Halo and hidden halo
A ring of smaller stones around the center stone. A hidden halo sits under the center stone, visible from the side. I've written before that halo settings are overdone, and I mean it. They were everywhere from about 2010 to 2020, and the style is dating itself. That said: a hidden halo in a solitaire - tiny diamonds, maybe 1.2mm each, set into a 2mm band - can add sparkle without overwhelming the center stone. I'd build that. I'd gently steer a client away from a full halo unless they had a very specific reason.

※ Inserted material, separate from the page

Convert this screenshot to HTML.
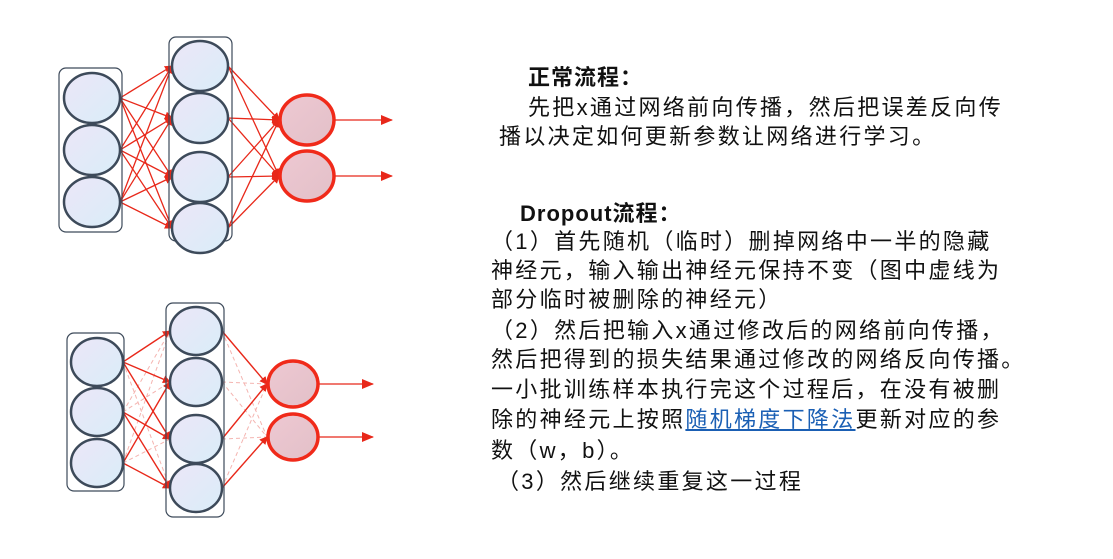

Other settings worth naming
Gypsy or flush setting: the stone sits flush in the metal, hammered into a seat. Common in men's bands. Difficult to remove the stone for cleaning. Cluster setting: multiple small stones arranged to look like one large stone. I don't love them - they create cleaning problems. Bar setting: metal bars hold stones in a line. Cleaner than channel, less secure. Half-bezel: the front half of the stone is exposed. Looks modern, but I worry about the prongs catching.
What to ask your jeweler
Three questions every client should ask before picking a setting:
- Can I resize this ring later? If the answer is no or "with difficulty," and you're not sure about your ring size, think twice.
- How often will this setting need maintenance? A six-prong solitaire might need prong tightening once a decade. Pavé might need it every two to four years.
- Does this setting hide or diminish the stone's color or clarity? A bezel makes a stone look warmer. A halo makes a center stone look physically smaller than it is. Know the trade-off before you decide.
I had a client named Priya last year who came in with a photograph from Pinterest - a tension-set oval with a double halo. We spent forty minutes talking through what that ring would look like after five years of daily wear. She left with a six-prong solitaire in 18k yellow, an old European cut center, and a hidden halo. That ring will outlive her. That's the goal.